14CO₂ fixation assay

A radiolabelled carbon dioxide (14CO2) incubation assay was used to measure the capacity of cave sediments/biofilms to mediate three processes: (i) dark CO2 assimilation/fixation, (ii) hydrogenotrophic CO2 fixation, and (iii) photosynthetic CO2 fixation as previously reported19,20,22,99. The sample was added with 50% v/w of sterile water containing 0.0833 μmol of NaH14CO3 (equivalent amount as 400 ppmv headspace 14CO2; Perkin Elmer, 56.6 mCi mmol−1) and the vial was immediately sealed with PTFE/silicone septum lid (Supelco, Sigma-Aldrich). The samples were then incubated for 96 h at either 20 °C under three conditions: (1) dark (covered in aluminium foil), (2) light (40 μmol photons m−2 s−1 under constant illumination), and (3) dark hydrogenotrophic condition (100 ppmv of headspace H2). For each condition and location, a technical triplicate and a heat-killed sediment control was prepared. Following incubation, each sample was treated with 2 ml of 1 M HCl to remove unfixed CO2 and the content was transferred to a 20ml scintillation vial. After overnight acidification treatment, the sample was added with an additional 1 ml of 1 M HCl and allowed to dry at 60 °C under a heat lamp. 20 ml of liquid scintillation cocktail (EcoLume™, MP Biomedical) was added to the dried sample and the signal of fixed 14C was measured on an automated liquid scintillation counter (Tri-Carb 2810 TR, Perkin Elmer) for 5 min. The instrument was regularly calibrated with 14C standards of known activity.

Phylogenetic analysis

The evolutionary relationships of maker genes, including methane oxidation (PmoA), hydrogen oxidation (NiFe), CO oxidation (CoxL), ammonia oxidation (AmoA), nitrite oxidation (NxrA) and carbon fixation (RbcL) were visualised by constructing phylogenetic trees of protein sequences. Briefly, protein sequences retrieved from the MAGs and metagenomic assembled reads by homology-based searches against a subset of reference sequences from a custom database100, and were aligned using MAFFT87 with default parameters, and subsequently trimmed using Trimal v1.2rev59 (“-gappyout”)88. The trimmed multiple sequence alignments were used to infer phylogenetic trees with the maximum likelihood method incorporating substitution model selection and 1000 bootstrap iterations implement in IQ-TREE2 v1.6.12 (“-alrt 1000 -B 1000 -m TEST”)89. Tree rendering was performed using the Python package ETE3101 combined with visualisation in iTOL91.

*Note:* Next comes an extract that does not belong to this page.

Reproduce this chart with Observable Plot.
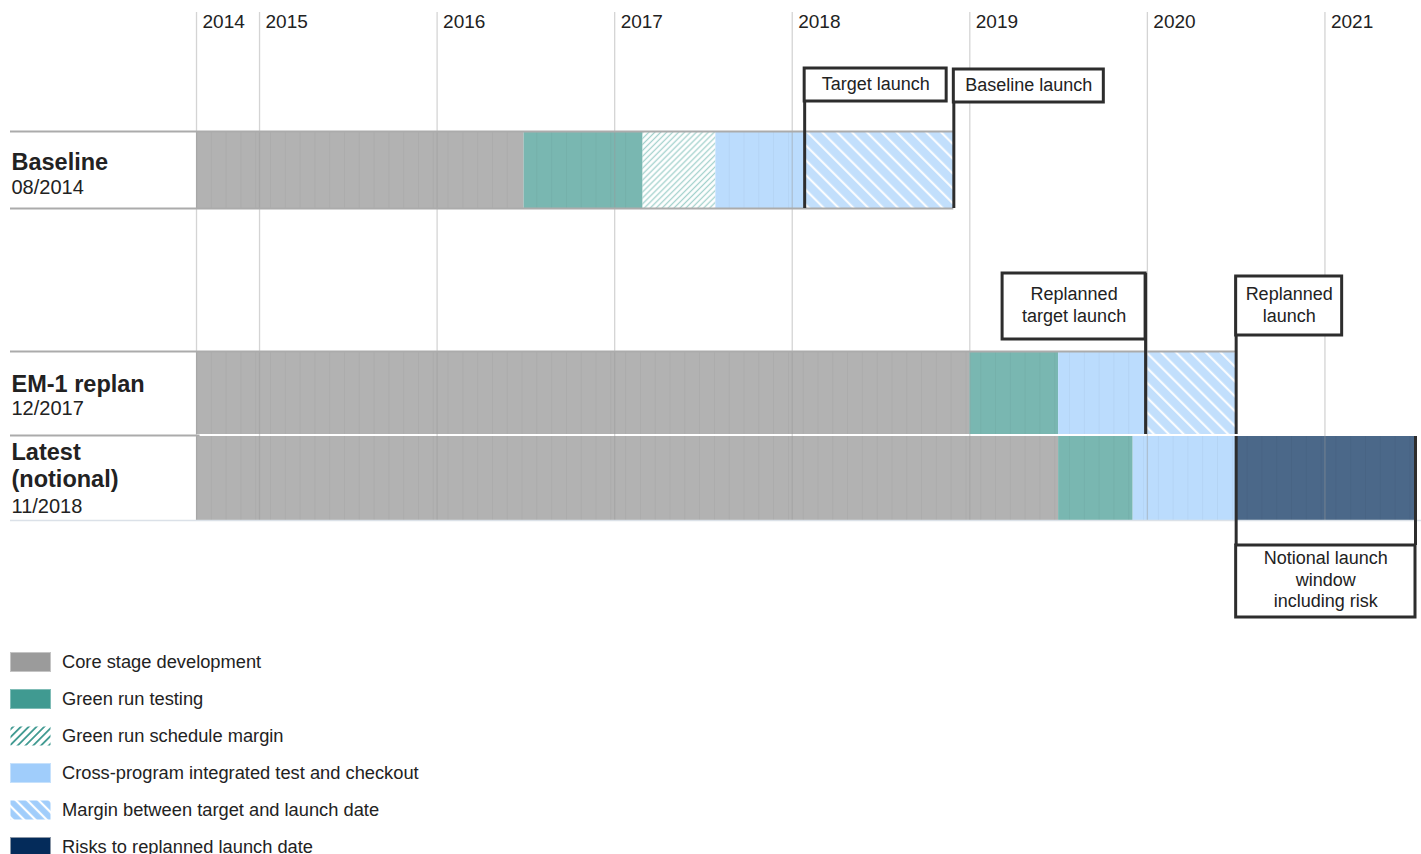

Methane carbon conversion efficiency

Theoretical estimation of carbon assimilation into microbial biomass was based on measured methane oxidation rates. Three seminal papers on methane carbon assimilation were used to calculate a constant conversion factor54,55,102. The percentage of methane carbon assimilation varied between 20 and 62%. By utilising the median for each range and computing the mean (40%), we determined the amount of methane carbon assimilated in units of nmol C cell−1 min−1 by multiplying the cell-specific methane oxidation rate by a constant fraction of 0.4. This measurement provides a quantifiable indicator of the role of aerobic methanotrophs in the carbon cycle. One drawback of this approach is that it does not consider variations in assimilation across different cells and variations in assimilation across different physicochemical conditions.